** START **

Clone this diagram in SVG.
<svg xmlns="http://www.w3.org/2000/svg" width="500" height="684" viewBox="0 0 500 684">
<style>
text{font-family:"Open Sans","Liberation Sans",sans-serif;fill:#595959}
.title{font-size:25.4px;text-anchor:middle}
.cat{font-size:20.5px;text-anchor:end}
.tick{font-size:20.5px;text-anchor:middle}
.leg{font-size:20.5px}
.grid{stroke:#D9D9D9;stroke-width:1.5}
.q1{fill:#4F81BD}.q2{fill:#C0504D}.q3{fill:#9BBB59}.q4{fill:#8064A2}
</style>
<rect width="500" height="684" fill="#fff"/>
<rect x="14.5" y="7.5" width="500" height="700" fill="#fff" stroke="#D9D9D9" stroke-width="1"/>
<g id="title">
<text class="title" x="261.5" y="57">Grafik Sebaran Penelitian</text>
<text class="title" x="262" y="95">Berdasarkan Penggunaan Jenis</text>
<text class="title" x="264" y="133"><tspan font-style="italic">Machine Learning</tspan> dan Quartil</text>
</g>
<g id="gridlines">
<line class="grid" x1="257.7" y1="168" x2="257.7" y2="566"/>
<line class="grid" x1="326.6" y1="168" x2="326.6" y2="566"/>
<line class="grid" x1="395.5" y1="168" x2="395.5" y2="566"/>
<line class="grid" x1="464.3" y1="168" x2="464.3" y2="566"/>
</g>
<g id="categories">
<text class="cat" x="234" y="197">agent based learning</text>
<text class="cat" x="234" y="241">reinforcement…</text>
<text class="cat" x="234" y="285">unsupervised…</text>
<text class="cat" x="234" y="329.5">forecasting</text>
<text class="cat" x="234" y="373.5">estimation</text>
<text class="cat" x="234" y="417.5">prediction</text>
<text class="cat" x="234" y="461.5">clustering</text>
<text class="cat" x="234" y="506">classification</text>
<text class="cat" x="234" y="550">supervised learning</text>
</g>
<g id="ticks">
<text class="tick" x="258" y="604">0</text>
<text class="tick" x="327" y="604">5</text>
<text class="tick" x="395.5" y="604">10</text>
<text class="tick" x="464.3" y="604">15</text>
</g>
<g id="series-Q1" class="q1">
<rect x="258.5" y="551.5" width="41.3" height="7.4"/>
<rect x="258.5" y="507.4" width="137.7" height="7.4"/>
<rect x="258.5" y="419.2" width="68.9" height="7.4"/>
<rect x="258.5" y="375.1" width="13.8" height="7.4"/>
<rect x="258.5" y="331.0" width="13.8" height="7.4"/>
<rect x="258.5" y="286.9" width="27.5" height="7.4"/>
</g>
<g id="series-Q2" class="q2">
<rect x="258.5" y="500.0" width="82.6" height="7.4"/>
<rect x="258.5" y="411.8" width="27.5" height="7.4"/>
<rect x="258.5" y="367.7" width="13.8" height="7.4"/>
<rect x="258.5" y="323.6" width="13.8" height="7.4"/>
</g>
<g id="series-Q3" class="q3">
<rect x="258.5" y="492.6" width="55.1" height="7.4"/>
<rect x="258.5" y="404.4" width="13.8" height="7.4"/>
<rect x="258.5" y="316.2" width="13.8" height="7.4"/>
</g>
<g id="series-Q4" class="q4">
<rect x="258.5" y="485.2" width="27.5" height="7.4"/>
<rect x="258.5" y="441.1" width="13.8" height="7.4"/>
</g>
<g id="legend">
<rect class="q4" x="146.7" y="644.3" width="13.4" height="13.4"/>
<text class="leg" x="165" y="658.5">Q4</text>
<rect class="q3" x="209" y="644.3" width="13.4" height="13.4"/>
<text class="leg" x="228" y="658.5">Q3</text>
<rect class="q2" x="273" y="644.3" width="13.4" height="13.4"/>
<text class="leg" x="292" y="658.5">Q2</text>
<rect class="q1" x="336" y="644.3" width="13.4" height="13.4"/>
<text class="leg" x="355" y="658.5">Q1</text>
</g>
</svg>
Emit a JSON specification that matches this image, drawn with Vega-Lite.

** END **

## Objective
List every line above that holds the word "this".

## Exercise output
Clone this diagram in SVG.
Emit a JSON specification that matches this image, drawn with Vega-Lite.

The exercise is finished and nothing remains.